● GIVEN PROBLEM:
Return a copy of each line that holds the string "React".

● SUPPLIED MATERIAL:
>> START

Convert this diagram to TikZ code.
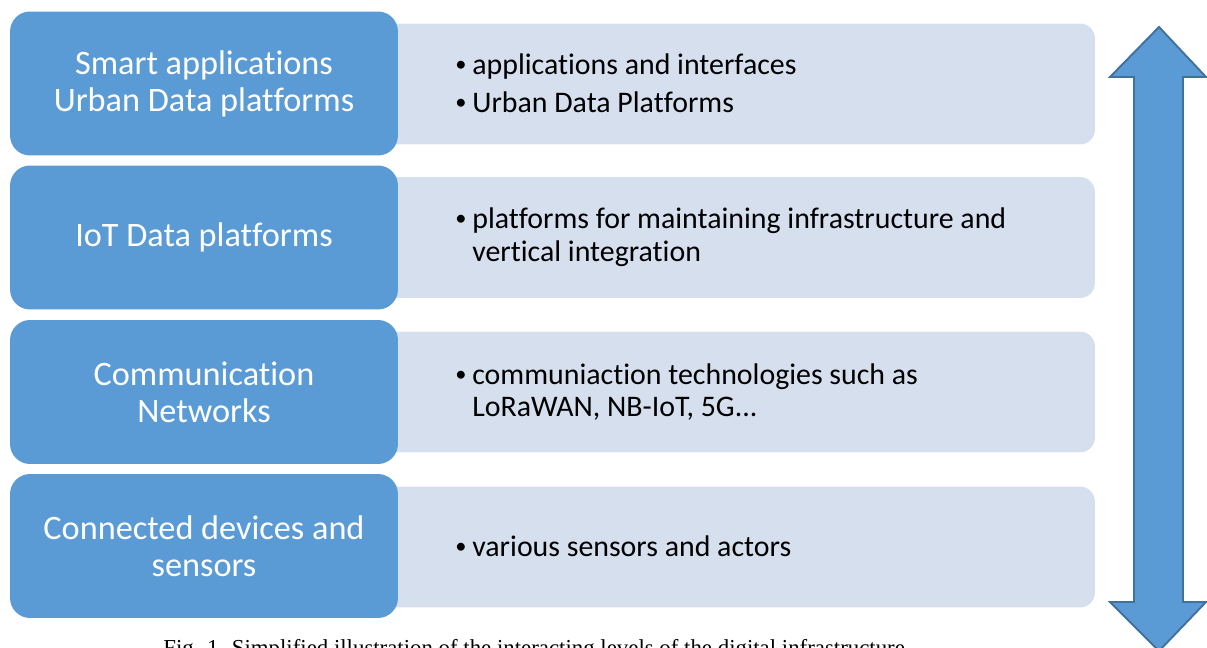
\documentclass[tikz,border=0pt]{standalone}
\usepackage{graphicx}
\usepackage{fontspec}
\setmainfont{Carlito}[Ligatures=NoCommon]
\newfontfamily\capfont{Liberation Serif}
\usetikzlibrary{positioning}
\definecolor{layerblue}{HTML}{5B9BD5}
\definecolor{layerlight}{HTML}{D6DFEE}
\definecolor{arrowline}{HTML}{41719C}
\newcommand{\bul}{\makebox[0.4cm][l]{\hspace{0.06cm}\raisebox{0.1em}{\scalebox{0.75}{\textbullet}}}}
\newcommand{\nobul}{\hspace*{0.4cm}}

\begin{document}
\begin{tikzpicture}[x=0.02cm, y=-0.02cm,
    level/.style={fill=layerblue, rounded corners=0.4cm, minimum width=7.76cm, minimum height=2.88cm,
        align=center, text=white, font=\fontsize{19.5}{21}\selectfont},
    detail/.style={fill=layerlight, rounded corners=0.3cm, minimum width=14.7cm, minimum height=2.42cm},
    bullets/.style={anchor=west, align=left, inner sep=0pt, font=\fontsize{17}{18.5}\selectfont}]
    \useasboundingbox (0,0) rectangle (1207,648);
    % light boxes behind
    \node[detail] (d1) at (727.5, 84) {};
    \node[detail] (d2) at (727.5, 237.5) {};
    \node[detail] (d3) at (727.5, 392) {};
    \node[detail] (d4) at (727.5, 547) {};
    % levels
    \node[level] (l1) at (204, 83.5) {Smart applications\\Urban Data platforms};
    \node[level] (l2) at (204, 237.5) {IoT Data platforms};
    \node[level] (l3) at (204, 392) {Communication\\Networks};
    \node[level] (l4) at (204, 546) {Connected devices and\\sensors};
    % details
    \node[bullets] (t1) at (452, 83) {\bul applications and interfaces\\[3pt]\bul Urban Data Platforms};
    \node[bullets] (t2) at (452, 237) {\bul platforms for maintaining infrastructure and\\\nobul vertical integration};
    \node[bullets] (t3) at (452, 392) {\bul communiaction technologies such as\\\nobul LoRaWAN, NB-IoT, 5G...};
    \node[bullets] (t4) at (452, 546) {\bul various sensors and actors};
    % double arrow
    \filldraw[fill=layerblue, draw=arrowline, line width=1.1pt]
        (1159,27) -- (1206,77) -- (1183,77) -- (1183,602) -- (1206,602) -- (1159,651)
        -- (1110,602) -- (1134,602) -- (1134,77) -- (1110,77) -- cycle;
    % caption, cut by the page edge
    \node[anchor=base west, inner sep=0pt, font=\capfont\fontsize{13}{15}\selectfont] (cap) at (163, 655)
        {Fig. 1. Simplified illustration of the interacting levels of the digital infrastructure};
\end{tikzpicture}
\end{document}
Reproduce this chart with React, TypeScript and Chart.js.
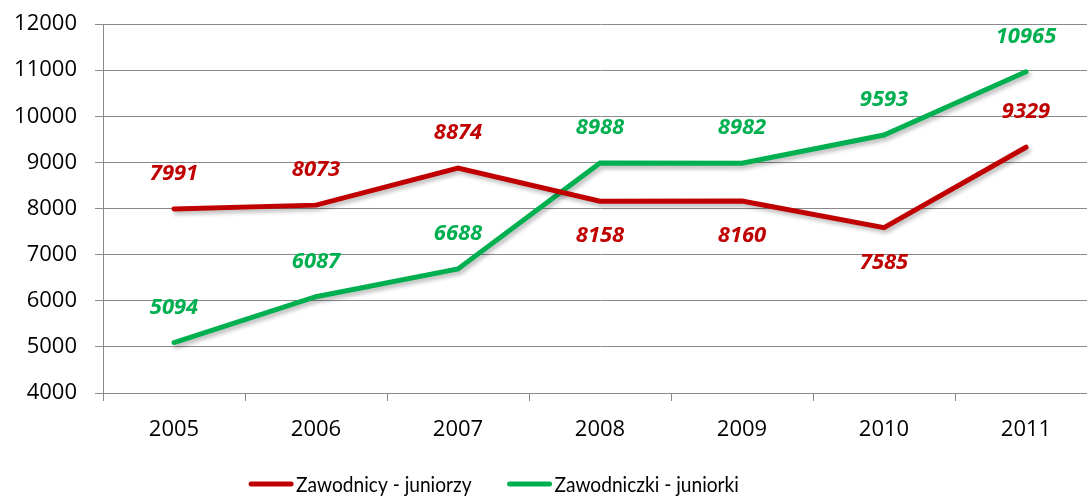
import React, { useEffect, useRef } from "react";
import { Chart, registerables } from "chart.js";

Chart.register(...registerables);

const years = ["2005", "2006", "2007", "2008", "2009", "2010", "2011"];
const juniorzy = [7991, 8073, 8874, 8158, 8160, 7585, 9329];
const juniorki = [5094, 6087, 6688, 8988, 8982, 9593, 10965];
const juniorzyLabelPos = ["above", "above", "above", "below", "below", "below", "above"];
const juniorkiLabelPos = ["above", "above", "above", "above", "above", "above", "above"];
const seriesNames = ["Zawodnicy - juniorzy", "Zawodniczki - juniorki"];
const yMin = 4000;
const yMax = 12000;
const yStep = 1000;

const RED = "#C00000";
const GREEN = "#00B050";
const GRID = "#898989";
const FONT = '"Open Sans", "DejaVu Sans", sans-serif';
const LEGEND_FONT = 'Lato, "Open Sans", sans-serif';
const LEGEND_SCALE_X = 0.87;

const shadowPlugin = {
  id: "lineShadow",
  beforeDatasetDraw(chart: any) {
    const ctx = chart.ctx;
    ctx.save();
    ctx.shadowColor = "rgba(0,0,0,0.28)";
    ctx.shadowBlur = 4;
    ctx.shadowOffsetX = 2;
    ctx.shadowOffsetY = 3;
  },
  afterDatasetDraw(chart: any) {
    chart.ctx.restore();
  },
};

const labelPlugin = {
  id: "valueLabels",
  afterDatasetsDraw(chart: any) {
    const ctx = chart.ctx;
    ctx.save();
    ctx.font = `italic bold 22px ${FONT}`;
    ctx.textAlign = "center";
    ctx.textBaseline = "middle";
    chart.data.datasets.forEach((ds: any, i: number) => {
      const meta = chart.getDatasetMeta(i);
      ctx.fillStyle = ds.borderColor;
      meta.data.forEach((pt: any, j: number) => {
        const pos = ds.labelPos[j];
        const y = pt.y + (pos === "above" ? -35 : 35);
        ctx.fillText(String(ds.data[j]), pt.x, y);
      });
    });
    ctx.restore();
  },
};

const legendPlugin = {
  id: "customLegend",
  afterDraw(chart: any) {
    const ctx = chart.ctx;
    ctx.save();
    ctx.font = `22px ${LEGEND_FONT}`;
    const lineW = 44;
    const gap = 3;
    const spacing = 36;
    const items = chart.data.datasets.map((ds: any) => ({
      text: ds.label,
      color: ds.borderColor,
      w: ctx.measureText(ds.label).width * LEGEND_SCALE_X,
    }));
    const total =
      items.reduce((s: number, it: any) => s + lineW + gap + it.w, 0) +
      spacing * (items.length - 1);
    let x = 494 - total / 2;
    const yLine = 484;
    items.forEach((it: any) => {
      ctx.strokeStyle = it.color;
      ctx.lineWidth = 5;
      ctx.lineCap = "round";
      ctx.beginPath();
      ctx.moveTo(x + 2, yLine);
      ctx.lineTo(x + lineW - 2, yLine);
      ctx.stroke();
      ctx.fillStyle = "#000";
      ctx.textAlign = "left";
      ctx.textBaseline = "alphabetic";
      ctx.save();
      ctx.translate(x + lineW + gap, yLine + 8);
      ctx.scale(LEGEND_SCALE_X, 1);
      ctx.fillText(it.text, 0, 0);
      ctx.restore();
      x += lineW + gap + it.w + spacing;
    });
    ctx.restore();
  },
};

function App() {
  const ref = useRef<HTMLCanvasElement | null>(null);

  useEffect(() => {
    if (!ref.current) return;
    const chart = new Chart(ref.current, {
      type: "line",
      data: {
        labels: years,
        datasets: [
          {
            label: seriesNames[0],
            data: juniorzy,
            borderColor: RED,
            backgroundColor: RED,
            borderWidth: 5,
            pointRadius: 0,
            tension: 0,
            borderCapStyle: "round",
            labelPos: juniorzyLabelPos,
          } as any,
          {
            label: seriesNames[1],
            data: juniorki,
            borderColor: GREEN,
            backgroundColor: GREEN,
            borderWidth: 5,
            pointRadius: 0,
            tension: 0,
            borderCapStyle: "round",
            labelPos: juniorkiLabelPos,
          } as any,
        ],
      },
      options: {
        responsive: false,
        animation: false,
        devicePixelRatio: 1,
        layout: { padding: { left: 0, right: 3, top: 24, bottom: 0 } },
        plugins: {
          legend: { display: false },
          tooltip: { enabled: false },
        },
        scales: {
          x: {
            offset: true,
            grid: {
              display: true,
              offset: true,
              drawOnChartArea: false,
              drawTicks: true,
              tickLength: 8,
              color: GRID,
            },
            border: { color: GRID },
            ticks: {
              color: "#000",
              font: { family: FONT, size: 22 },
              padding: 16,
              maxRotation: 0,
            },
            afterFit(scale: any) {
              scale.height = 104;
              scale.paddingLeft = 0;
              scale.paddingRight = 0;
            },
          },
          y: {
            min: yMin,
            max: yMax,
            grid: { color: GRID, tickLength: 8, drawTicks: true },
            border: { color: GRID },
            ticks: {
              stepSize: yStep,
              color: "#000",
              font: { family: FONT, size: 22 },
              padding: 18,
              callback: (v: any) => String(v),
            },
            afterFit(scale: any) {
              scale.width = 103;
              scale.paddingTop = 0;
              scale.paddingBottom = 0;
            },
          },
        },
      } as any,
      plugins: [shadowPlugin, labelPlugin, legendPlugin],
    });
    return () => chart.destroy();
  }, []);

  return (
    <div
      style={{
        position: "fixed",
        left: 0,
        top: 0,
        width: 1087,
        height: 497,
        overflow: "hidden",
        background: "#fff",
      }}
    >
      <canvas ref={ref} width={1100} height={497} style={{ display: "block" }} />
    </div>
  );
}

export default App;
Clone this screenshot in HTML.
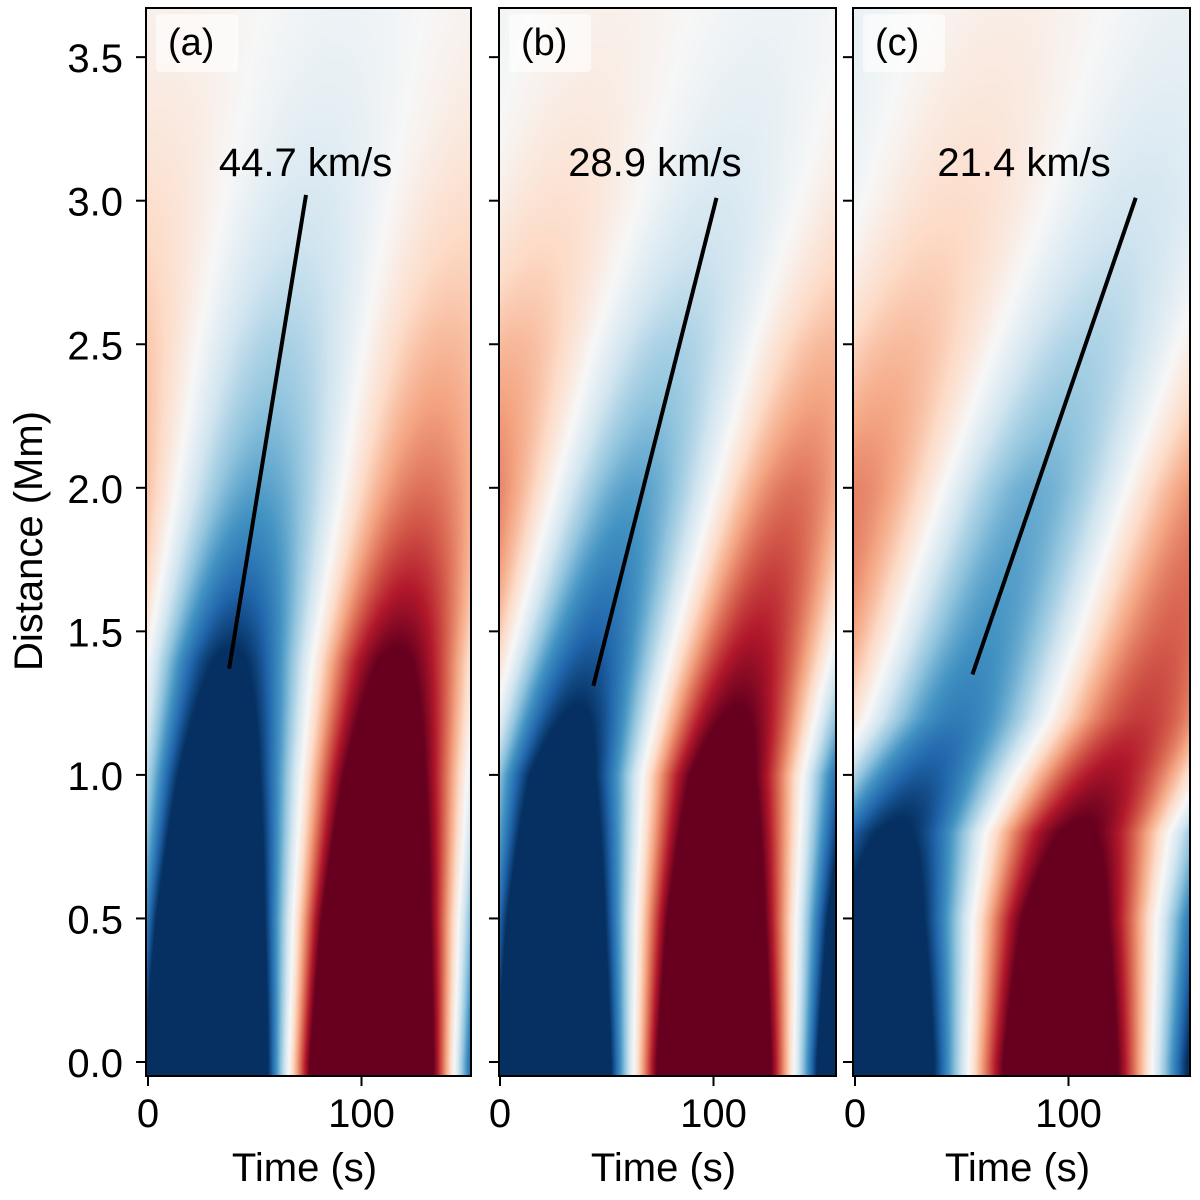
<!DOCTYPE html>
<html><head><meta charset="utf-8">
<style>
body{margin:0;background:#fff;width:1200px;height:1200px;overflow:hidden;font-family:"Liberation Sans",Arial,sans-serif;}
#root{position:relative;width:1200px;height:1200px;}
canvas{position:absolute;}
svg{position:absolute;left:0;top:0;}
</style></head><body>
<div id="root">
<canvas id="ca" width="325" height="1068" style="left:146px;top:8px"></canvas>
<canvas id="cb" width="337" height="1068" style="left:499px;top:8px"></canvas>
<canvas id="cc" width="337" height="1068" style="left:853px;top:8px"></canvas>
<svg id="ov" width="1200" height="1200"></svg>
</div>
<script>
// ---- data ----
const panelLabels = ["(a)", "(b)", "(c)"];
const speedLabels = ["44.7 km/s", "28.9 km/s", "21.4 km/s"];
const periods = [155, 150, 172];
const zLevelsA = [0, 0.5, 1.0, 1.4, 2.0, 2.5, 3.0, 3.7];
const blueCenterA = [27, 29, 33, 38, 52, 62, 74, 92];
const ampA = [2.6, 1.95, 1.4, 1.05, 0.55, 0.33, 0.17, 0.05];
const zLevelsB = [0, 0.5, 1.0, 1.3, 1.5, 2.0, 2.5, 3.0, 3.7];
const blueCenterB = [25, 26, 29, 38, 45, 63, 81, 102, 128];
const ampB = [2.3, 1.75, 1.25, 0.95, 0.8, 0.55, 0.33, 0.16, 0.05];
const zLevelsC = [0, 0.5, 0.8, 1.0, 1.2, 1.5, 2.0, 2.5, 3.0, 3.7];
const blueCenterC = [10, 12, 18, 32, 48, 62, 84, 108, 133, 160];
const ampC = [1.8, 1.35, 1.05, 0.85, 0.7, 0.6, 0.5, 0.32, 0.18, 0.07];
const lineStartT = [38, 43.7, 55];
const lineStartZ = [1.37, 1.31, 1.35];
const lineEndT = [74, 101.4, 131.5];
const lineEndZ = [3.02, 3.01, 3.01];
const yTicks = [0.0, 0.5, 1.0, 1.5, 2.0, 2.5, 3.0, 3.5];
const xTicks = [0, 100];

// ---- geometry ----
const boxes = [[146,471],[499,836],[853,1190]];
const zeros = [148,500,855];
const pxPerS = 2.135;
const yTop = 8, yBot = 1076;
const z0y = 1062, pxPerMm = 287.1;
const xOf = (p,t) => zeros[p] + t*pxPerS;
const yOf = z => z0y - z*pxPerMm;

function interp(xs, ys, x, log){
  const n=xs.length;
  let i=1;
  if (x <= xs[0]) return ys[0];
  while (i<n-1 && x>xs[i]) i++;
  const f=(x-xs[i-1])/(xs[i]-xs[i-1]);
  if (log) return Math.exp(Math.log(ys[i-1])*(1-f)+Math.log(ys[i])*f);
  return ys[i-1]*(1-f)+ys[i]*f;
}
const cmap = [[5,48,97],[33,102,172],[67,147,195],[146,197,222],[209,229,240],[247,247,247],[253,219,199],[244,165,130],[214,96,77],[178,24,43],[103,0,31]];
function color(v){
  v=Math.max(-1,Math.min(1,v));
  const p=(v+1)*5, i=Math.min(9,Math.floor(p)), f=p-i;
  const a=cmap[i], b=cmap[i+1];
  return [a[0]+(b[0]-a[0])*f, a[1]+(b[1]-a[1])*f, a[2]+(b[2]-a[2])*f];
}
const zl=[zLevelsA,zLevelsB,zLevelsC], bc=[blueCenterA,blueCenterB,blueCenterC], am=[ampA,ampB,ampC];
["ca","cb","cc"].forEach((id,p)=>{
  const cv=document.getElementById(id), ctx=cv.getContext('2d');
  const W=cv.width,H=cv.height, img=ctx.createImageData(W,H);
  for (let j=0;j<H;j++){
    const z=(z0y-(yTop+j))/pxPerMm;
    const c=interp(zl[p],bc[p],z,false), A=interp(zl[p],am[p],z,true);
    for (let i=0;i<W;i++){
      const t=(boxes[p][0]+i-zeros[p])/pxPerS;
      const v=-A*Math.cos(2*Math.PI*(t-c)/periods[p]);
      const col=color(v), k=(j*W+i)*4;
      img.data[k]=col[0];img.data[k+1]=col[1];img.data[k+2]=col[2];img.data[k+3]=255;
    }
  }
  ctx.putImageData(img,0,0);
});

// ---- overlay ----
const NS="http://www.w3.org/2000/svg", ov=document.getElementById('ov');
function mk(tag, attrs, text){
  const e=document.createElementNS(NS,tag);
  for (const k in attrs) e.setAttribute(k,attrs[k]);
  if (text!==undefined) e.textContent=text;
  ov.appendChild(e); return e;
}
boxes.forEach((b,p)=>{
  const lb=mk('rect',{x:b[0]+10,y:14,width:82,height:58,fill:'rgba(255,255,255,0.6)',rx:4});
  
  
  const pl=mk('text',{x:b[0]+22,y:55,'font-size':38,fill:'#000'},panelLabels[p]);
  
  
  const sl=mk('text',{x:xOf(p,(lineStartT[p]+lineEndT[p])/2)+ (p==0?38:p==1?0:-30),y:176,'font-size':40,'text-anchor':'middle',fill:'#000'},speedLabels[p]);
  
  
  const ln=mk('line',{x1:xOf(p,lineStartT[p]),y1:yOf(lineStartZ[p]),x2:xOf(p,lineEndT[p]),y2:yOf(lineEndZ[p]),stroke:'#000','stroke-width':4});
  
  
  const fr=mk('rect',{x:b[0],y:yTop,width:b[1]-b[0],height:yBot-yTop,fill:'none',stroke:'#000','stroke-width':2});
  
  
  yTicks.forEach(v=>{
    const tk=mk('line',{x1:b[0]-10,x2:b[0],y1:yOf(v),y2:yOf(v),stroke:'#000','stroke-width':2});
    
    
    if (p===0){
      const tl=mk('text',{x:b[0]-23,y:yOf(v)+15,'font-size':40,'text-anchor':'end',fill:'#000'},v.toFixed(1));
      
      
    }
  });
  xTicks.forEach(v=>{
    const tk=mk('line',{x1:xOf(p,v),x2:xOf(p,v),y1:yBot,y2:yBot+10,stroke:'#000','stroke-width':2});
    
    
    const tl=mk('text',{x:xOf(p,v),y:1127,'font-size':40,'text-anchor':'middle',fill:'#000'},String(v));
    
    
  });
  const xt=mk('text',{x:(b[0]+b[1])/2-4,y:1181,'font-size':40,'text-anchor':'middle',fill:'#000'},'Time (s)');
  
  
});
const yt=mk('text',{x:0,y:0,'font-size':40,'text-anchor':'middle',fill:'#000',transform:'translate(42,541) rotate(-90)'},'Distance (Mm)');


</script>
</body></html>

>> END

● IN RESPONSE:
Reproduce this chart with React, TypeScript and Chart.js.
import React, { useEffect, useRef } from "react";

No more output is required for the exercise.